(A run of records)
================================
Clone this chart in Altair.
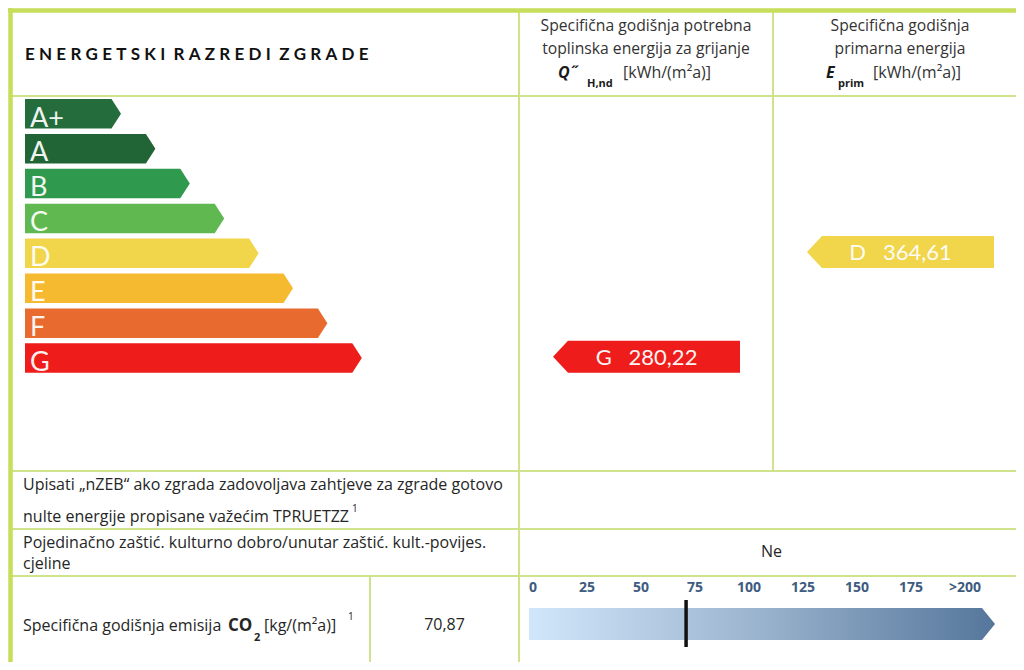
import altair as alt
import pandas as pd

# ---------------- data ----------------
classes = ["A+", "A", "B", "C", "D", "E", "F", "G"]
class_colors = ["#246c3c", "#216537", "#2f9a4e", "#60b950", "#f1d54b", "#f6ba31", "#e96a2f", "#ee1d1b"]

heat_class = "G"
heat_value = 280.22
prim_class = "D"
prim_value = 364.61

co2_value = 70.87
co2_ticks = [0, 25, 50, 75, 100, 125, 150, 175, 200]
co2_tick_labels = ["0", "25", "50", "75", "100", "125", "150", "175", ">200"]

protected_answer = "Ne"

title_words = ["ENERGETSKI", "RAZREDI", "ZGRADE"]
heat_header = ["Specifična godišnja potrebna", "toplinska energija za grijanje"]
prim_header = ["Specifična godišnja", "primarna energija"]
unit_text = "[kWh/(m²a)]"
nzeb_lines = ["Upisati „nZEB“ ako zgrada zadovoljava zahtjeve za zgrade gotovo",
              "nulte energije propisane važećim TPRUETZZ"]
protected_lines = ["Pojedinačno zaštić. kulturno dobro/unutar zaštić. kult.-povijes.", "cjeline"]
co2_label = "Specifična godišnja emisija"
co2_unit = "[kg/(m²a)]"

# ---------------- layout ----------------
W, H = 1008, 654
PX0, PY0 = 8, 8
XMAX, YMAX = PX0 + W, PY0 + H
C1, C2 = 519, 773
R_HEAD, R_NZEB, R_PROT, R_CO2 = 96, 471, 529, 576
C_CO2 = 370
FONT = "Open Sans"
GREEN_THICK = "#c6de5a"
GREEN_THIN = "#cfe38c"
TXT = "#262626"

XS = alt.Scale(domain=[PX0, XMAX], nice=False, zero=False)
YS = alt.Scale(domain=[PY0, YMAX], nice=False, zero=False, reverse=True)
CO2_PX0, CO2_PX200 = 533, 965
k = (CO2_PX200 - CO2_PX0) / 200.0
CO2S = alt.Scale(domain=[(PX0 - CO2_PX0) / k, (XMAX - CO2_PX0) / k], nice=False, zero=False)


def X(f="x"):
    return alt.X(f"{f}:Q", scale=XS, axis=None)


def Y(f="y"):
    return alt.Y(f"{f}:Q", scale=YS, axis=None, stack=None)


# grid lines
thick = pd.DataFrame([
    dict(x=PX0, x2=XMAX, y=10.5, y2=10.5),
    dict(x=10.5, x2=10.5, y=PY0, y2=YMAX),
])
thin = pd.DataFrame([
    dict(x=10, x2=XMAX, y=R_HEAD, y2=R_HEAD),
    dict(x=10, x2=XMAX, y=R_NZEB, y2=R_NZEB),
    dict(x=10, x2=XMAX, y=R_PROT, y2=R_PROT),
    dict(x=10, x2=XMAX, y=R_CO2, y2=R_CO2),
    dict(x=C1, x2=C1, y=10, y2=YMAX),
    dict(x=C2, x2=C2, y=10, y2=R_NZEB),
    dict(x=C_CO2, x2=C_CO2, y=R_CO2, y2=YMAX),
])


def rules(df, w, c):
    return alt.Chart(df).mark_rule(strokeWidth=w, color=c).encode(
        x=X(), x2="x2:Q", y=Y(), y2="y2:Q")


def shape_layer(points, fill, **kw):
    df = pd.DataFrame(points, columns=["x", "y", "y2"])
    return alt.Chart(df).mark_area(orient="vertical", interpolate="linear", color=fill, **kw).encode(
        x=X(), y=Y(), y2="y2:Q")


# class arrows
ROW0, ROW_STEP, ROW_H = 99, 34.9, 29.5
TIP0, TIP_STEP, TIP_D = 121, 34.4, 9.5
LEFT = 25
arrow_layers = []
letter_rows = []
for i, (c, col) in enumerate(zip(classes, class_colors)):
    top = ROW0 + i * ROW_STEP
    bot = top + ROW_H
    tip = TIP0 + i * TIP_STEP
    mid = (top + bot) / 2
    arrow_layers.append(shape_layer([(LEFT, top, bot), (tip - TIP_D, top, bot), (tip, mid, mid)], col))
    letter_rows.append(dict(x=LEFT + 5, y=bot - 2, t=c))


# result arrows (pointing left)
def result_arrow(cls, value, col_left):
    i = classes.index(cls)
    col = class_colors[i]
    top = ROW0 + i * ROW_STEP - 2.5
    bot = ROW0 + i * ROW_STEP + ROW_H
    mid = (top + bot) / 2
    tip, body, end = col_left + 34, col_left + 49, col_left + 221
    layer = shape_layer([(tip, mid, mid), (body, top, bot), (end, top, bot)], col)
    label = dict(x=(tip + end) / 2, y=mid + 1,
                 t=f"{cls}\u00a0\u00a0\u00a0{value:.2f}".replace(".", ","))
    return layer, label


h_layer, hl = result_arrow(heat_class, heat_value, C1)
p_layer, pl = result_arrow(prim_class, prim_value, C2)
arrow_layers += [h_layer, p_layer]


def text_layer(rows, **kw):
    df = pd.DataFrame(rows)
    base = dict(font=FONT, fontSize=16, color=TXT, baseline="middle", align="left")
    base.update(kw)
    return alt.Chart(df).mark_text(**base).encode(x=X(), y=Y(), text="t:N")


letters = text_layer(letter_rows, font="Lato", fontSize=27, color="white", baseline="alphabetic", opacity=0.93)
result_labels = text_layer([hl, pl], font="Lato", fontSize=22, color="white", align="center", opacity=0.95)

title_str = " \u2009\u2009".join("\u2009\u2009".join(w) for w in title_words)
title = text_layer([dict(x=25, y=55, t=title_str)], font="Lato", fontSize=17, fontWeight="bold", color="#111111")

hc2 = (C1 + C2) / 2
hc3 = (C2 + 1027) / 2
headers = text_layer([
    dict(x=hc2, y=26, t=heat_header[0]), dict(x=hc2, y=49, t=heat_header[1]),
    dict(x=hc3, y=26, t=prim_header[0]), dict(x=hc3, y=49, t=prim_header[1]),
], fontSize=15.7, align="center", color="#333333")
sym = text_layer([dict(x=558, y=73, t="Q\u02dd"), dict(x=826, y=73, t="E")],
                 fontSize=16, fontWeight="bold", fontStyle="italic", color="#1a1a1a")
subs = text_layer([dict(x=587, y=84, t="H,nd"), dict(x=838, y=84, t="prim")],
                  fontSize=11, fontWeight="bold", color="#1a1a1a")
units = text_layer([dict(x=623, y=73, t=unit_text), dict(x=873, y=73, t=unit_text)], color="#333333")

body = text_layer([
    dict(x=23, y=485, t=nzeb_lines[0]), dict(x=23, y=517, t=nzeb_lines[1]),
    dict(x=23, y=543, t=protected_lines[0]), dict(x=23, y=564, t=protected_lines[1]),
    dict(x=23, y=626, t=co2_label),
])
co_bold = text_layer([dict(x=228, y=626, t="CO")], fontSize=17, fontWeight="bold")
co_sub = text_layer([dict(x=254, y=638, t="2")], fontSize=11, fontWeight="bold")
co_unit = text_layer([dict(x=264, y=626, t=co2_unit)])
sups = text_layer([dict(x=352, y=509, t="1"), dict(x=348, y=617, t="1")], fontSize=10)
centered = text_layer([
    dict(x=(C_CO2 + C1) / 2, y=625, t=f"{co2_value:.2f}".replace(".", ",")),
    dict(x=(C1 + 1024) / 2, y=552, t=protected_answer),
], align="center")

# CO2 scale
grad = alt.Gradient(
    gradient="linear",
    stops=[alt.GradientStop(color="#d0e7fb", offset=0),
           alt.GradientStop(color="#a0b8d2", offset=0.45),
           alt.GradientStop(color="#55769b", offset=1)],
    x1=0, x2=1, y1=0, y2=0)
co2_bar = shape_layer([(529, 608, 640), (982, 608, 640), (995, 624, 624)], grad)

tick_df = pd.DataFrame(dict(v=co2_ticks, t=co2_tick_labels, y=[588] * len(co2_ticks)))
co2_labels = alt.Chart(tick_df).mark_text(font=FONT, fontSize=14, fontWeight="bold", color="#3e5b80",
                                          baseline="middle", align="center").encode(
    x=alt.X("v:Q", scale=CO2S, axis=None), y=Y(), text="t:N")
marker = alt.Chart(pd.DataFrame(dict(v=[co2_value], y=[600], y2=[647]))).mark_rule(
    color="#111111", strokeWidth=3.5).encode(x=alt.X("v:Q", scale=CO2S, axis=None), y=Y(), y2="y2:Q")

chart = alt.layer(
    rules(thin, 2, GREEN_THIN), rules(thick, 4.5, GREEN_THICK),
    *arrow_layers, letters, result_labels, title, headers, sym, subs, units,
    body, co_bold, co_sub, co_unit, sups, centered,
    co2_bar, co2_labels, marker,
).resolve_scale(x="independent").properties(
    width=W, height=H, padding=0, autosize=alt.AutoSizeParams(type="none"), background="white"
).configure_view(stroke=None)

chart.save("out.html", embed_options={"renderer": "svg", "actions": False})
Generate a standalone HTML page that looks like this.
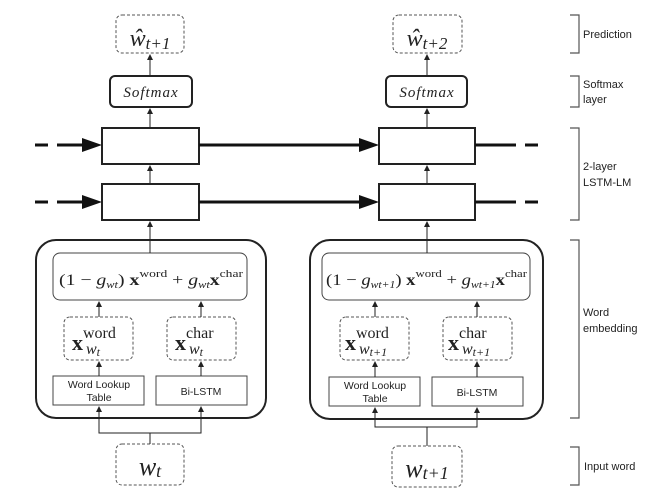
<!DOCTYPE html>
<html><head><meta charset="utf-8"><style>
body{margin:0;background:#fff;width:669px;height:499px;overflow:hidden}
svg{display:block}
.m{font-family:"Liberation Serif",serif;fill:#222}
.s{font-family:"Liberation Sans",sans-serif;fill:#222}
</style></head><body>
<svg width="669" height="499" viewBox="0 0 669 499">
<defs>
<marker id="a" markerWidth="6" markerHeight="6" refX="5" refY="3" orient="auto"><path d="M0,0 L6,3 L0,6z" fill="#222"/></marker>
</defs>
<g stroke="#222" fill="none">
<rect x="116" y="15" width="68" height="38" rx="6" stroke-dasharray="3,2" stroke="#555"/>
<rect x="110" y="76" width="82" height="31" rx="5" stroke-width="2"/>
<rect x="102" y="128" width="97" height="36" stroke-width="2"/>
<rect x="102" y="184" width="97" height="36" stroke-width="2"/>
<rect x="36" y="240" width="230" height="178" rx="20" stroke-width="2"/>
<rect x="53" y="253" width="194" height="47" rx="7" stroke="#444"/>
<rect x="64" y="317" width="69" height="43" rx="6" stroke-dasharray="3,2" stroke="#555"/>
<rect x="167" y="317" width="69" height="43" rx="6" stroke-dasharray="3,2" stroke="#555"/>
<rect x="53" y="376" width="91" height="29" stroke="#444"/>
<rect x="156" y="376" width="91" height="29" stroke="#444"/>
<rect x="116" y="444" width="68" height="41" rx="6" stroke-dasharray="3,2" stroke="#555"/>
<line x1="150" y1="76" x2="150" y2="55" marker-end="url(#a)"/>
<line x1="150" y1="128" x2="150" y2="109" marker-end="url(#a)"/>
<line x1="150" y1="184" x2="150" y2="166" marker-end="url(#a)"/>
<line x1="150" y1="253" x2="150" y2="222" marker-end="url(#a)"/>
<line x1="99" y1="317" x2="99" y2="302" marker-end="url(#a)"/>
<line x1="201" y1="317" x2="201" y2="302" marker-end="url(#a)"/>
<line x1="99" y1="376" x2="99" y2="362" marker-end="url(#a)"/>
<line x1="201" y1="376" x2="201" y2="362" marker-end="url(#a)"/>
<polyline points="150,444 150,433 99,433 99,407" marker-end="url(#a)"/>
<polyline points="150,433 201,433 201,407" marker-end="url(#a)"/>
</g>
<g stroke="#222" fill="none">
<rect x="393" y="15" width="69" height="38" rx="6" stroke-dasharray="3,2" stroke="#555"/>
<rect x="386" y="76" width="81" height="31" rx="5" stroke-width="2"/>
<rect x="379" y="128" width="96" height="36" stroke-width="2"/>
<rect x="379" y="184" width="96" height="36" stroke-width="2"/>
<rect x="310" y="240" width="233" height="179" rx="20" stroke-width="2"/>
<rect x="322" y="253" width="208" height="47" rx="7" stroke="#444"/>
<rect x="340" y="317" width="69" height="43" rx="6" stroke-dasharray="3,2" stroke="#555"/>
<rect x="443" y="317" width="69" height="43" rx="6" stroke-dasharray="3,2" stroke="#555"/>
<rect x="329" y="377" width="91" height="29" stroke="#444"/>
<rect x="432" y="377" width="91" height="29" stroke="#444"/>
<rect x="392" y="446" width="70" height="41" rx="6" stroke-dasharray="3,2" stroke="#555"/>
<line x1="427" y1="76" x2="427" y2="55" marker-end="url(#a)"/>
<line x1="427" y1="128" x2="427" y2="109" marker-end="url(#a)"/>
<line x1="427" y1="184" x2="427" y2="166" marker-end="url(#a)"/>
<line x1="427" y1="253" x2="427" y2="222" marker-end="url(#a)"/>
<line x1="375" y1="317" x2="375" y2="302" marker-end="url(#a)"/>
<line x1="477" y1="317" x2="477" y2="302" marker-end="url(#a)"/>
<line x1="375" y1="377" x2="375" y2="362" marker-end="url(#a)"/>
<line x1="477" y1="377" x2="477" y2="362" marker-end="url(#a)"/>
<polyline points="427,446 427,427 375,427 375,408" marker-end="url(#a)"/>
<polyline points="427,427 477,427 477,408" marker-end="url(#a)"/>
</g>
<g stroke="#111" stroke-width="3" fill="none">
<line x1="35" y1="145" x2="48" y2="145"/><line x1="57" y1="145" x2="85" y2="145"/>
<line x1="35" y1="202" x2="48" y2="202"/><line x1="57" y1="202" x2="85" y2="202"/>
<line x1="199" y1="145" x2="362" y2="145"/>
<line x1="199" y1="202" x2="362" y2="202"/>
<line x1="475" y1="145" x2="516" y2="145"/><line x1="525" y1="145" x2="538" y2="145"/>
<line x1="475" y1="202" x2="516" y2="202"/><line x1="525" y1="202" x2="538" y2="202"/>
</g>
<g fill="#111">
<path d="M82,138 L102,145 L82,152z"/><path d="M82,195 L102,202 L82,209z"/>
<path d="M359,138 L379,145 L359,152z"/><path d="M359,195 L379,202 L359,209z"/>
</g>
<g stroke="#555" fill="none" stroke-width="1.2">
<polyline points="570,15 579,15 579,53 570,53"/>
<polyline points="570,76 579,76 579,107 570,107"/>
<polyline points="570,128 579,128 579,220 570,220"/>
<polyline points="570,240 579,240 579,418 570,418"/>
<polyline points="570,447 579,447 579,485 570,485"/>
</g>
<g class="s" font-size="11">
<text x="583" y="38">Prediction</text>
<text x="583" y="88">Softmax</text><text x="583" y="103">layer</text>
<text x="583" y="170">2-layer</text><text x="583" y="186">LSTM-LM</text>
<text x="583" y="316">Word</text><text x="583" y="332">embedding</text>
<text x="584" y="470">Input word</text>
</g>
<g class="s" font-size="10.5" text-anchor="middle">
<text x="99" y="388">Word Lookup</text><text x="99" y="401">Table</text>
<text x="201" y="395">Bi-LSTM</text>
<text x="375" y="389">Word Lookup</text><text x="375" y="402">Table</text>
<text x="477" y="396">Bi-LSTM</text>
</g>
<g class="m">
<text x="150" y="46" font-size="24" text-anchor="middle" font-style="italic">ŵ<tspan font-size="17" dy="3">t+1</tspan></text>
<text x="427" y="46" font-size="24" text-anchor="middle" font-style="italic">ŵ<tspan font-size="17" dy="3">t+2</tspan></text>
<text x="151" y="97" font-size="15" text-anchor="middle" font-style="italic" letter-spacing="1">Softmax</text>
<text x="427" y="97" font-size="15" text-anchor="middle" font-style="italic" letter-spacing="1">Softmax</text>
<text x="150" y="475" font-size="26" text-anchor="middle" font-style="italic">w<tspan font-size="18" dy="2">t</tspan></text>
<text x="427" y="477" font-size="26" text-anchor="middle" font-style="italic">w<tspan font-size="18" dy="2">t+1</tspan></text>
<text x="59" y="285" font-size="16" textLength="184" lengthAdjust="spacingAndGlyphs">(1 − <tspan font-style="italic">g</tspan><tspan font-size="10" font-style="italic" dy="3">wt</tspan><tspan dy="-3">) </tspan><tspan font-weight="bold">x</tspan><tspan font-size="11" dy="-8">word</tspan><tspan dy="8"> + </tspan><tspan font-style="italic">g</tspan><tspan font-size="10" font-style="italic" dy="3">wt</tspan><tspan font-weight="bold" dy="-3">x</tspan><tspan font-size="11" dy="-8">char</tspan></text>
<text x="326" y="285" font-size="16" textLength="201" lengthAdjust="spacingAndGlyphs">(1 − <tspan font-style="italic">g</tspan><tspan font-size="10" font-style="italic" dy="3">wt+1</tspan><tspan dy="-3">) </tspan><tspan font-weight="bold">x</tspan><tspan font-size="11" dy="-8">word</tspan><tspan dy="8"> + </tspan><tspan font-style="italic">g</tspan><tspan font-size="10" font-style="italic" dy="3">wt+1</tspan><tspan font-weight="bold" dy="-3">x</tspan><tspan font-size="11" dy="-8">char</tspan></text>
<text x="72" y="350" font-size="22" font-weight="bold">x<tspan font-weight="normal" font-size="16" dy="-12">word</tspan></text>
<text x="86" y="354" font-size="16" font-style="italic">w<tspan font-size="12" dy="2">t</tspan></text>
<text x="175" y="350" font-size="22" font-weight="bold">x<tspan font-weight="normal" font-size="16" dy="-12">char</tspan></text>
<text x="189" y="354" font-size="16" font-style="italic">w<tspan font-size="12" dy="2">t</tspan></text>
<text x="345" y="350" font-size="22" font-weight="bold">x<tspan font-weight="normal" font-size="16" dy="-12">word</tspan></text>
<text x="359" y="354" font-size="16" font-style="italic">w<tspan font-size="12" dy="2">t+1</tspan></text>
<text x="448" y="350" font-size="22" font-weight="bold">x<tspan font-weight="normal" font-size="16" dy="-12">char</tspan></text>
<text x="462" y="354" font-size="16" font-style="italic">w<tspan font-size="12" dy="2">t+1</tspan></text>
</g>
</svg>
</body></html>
================================
STATED GOAL:
Without the pictures, return the listing above from its first line through the line that has "import pandas as pd".

RESULT OF THIS EXERCISE:
Clone this chart in Altair.
import altair as alt
import pandas as pd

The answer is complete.